On Fri, Mar 18, 2022 at 11:56:04AM -0700, Linus Torvalds wrote:
> On Fri, Mar 18, 2022 at 6:16 AM Jan Kara <jack@xxxxxxx> wrote:
> >
> > I agree with Dave that 'keep_towrite' thing is kind of self-inflicted
> > damage on the ext4 side (we need to write out some blocks underlying the
> > page but cannot write all from the transaction commit code, so we need to
> > keep xarray tags intact so that data integrity sync cannot miss the page).
> > Also it is no longer needed in the current default ext4 setup. But if you
> > have blocksize < pagesize and mount the fs with 'dioreadlock,data=ordered'
> > mount options, the hack is still needed AFAIK and we don't have a
> > reasonable way around it.
> 
> I assume you meant 'dioread_lock'.
> 
> Which seems to be the default (even if 'data=ordered' is not).

That's not quite right.  data=ordered is the default, and that has
been the case since ext3 was introduced.

"dioread_lock" was the default in the days of ext3; "dioread_nolock"
was added to allow parallel Direct I/O reads (hence "nolock").  A
while back, we tried to make dioread_nolock the default since it tends
improve performance for workloads that have a mix of writes that
should be affected by fsyncs, and those that shouldn't.

Howevver, we had to revert that change when blocksize < pagesize to
work around a problem found on Power machines where "echo 3 >
drop_caches" on the host appears to cause file system corruptions on
the guest.  (Commit 626b035b816b "ext4: don't set dioread_nolock by
default for blocksize < pagesize").

> IOW, we could simply warn about "data=ordered is no longer supported"
> and turn it into data=journal.
> 
> Obviously *only* do this for the case of "blocksize < PAGE_SIZE".

Actiavelly, we've discussed a number of times doing the reverse ---
removing data=journal entirely, since it's (a) rarely used, and (b)
data=journal disables a bunch of optimizations, including
preallocation, and so its performance is pretty awful for most
workloads.  The main reason why haven't until now is that we believe
there is a small number of people who do find data=journal useful for
their workload, and at least _so_ far it's not been that hard to keep
it limping along --- although in most cases, data=journal doesn't get
supported for new features or performance optimizations, and it
definitely does note get as much testing.

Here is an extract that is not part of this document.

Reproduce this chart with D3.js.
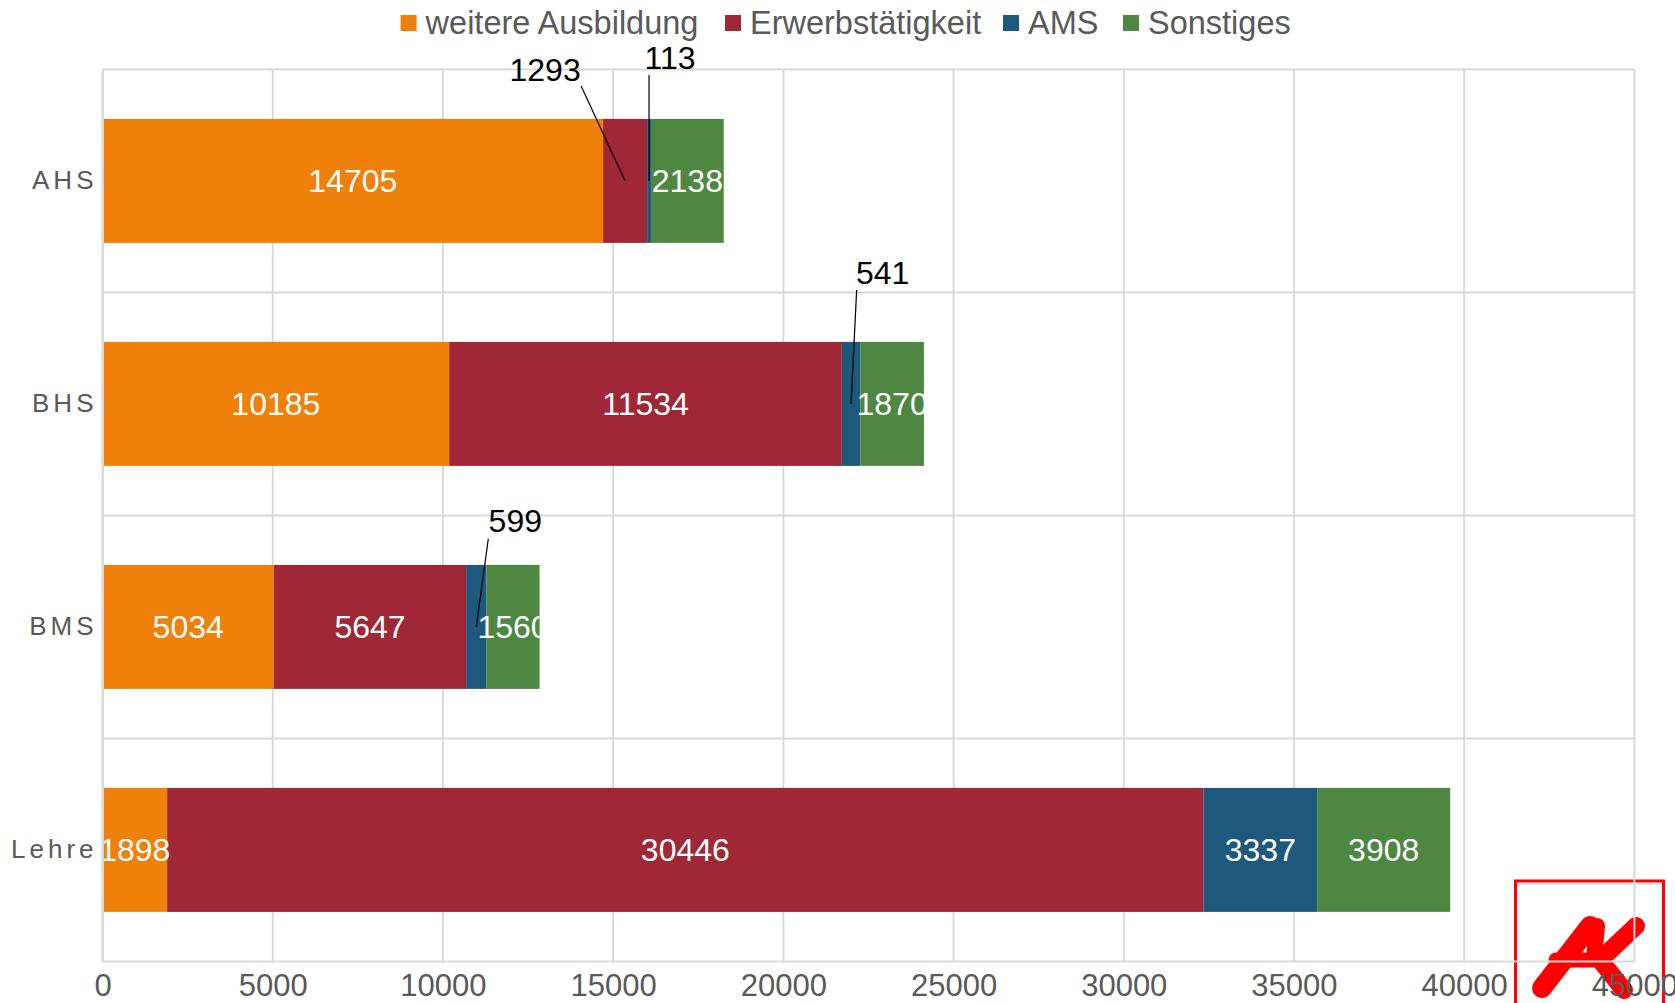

So the thing that I've been waiting to do for a while is to replace
the whole data=ordered vs data=writeback and dioread_nolock and
dioread_lock is a complete reworking of the ext4 buffered writeback
path, where we write the data blocks *first*, and only then update the
ext4 metadata.

Historically, going as far back as ext2, we've always allocated data
blocks and updatted the metadata blocks, and only then updated the
buffer or page cache for the data blocks.  All of the complexities
around data=ordered, data=writeback, dioread_nolock, etc., is because
we haven't done the fundamental work of reversing the order in which
we do buffered writeback.   What we *should* be doing is:

*) Determining where the new allocated data blockblocks should be, and
   preventing those blocks from being used for any other purposes, but
   *not* updating the file system metadata to reflect that change.

*) Submit the data block write

*) On write completion, update the metadata blocks in a kernel thread.

Over time, we've been finding more and more reasons why I need to do
this work, so it's something I'm going to have to prioritize in the
next few months.

Cheerse,

						- Ted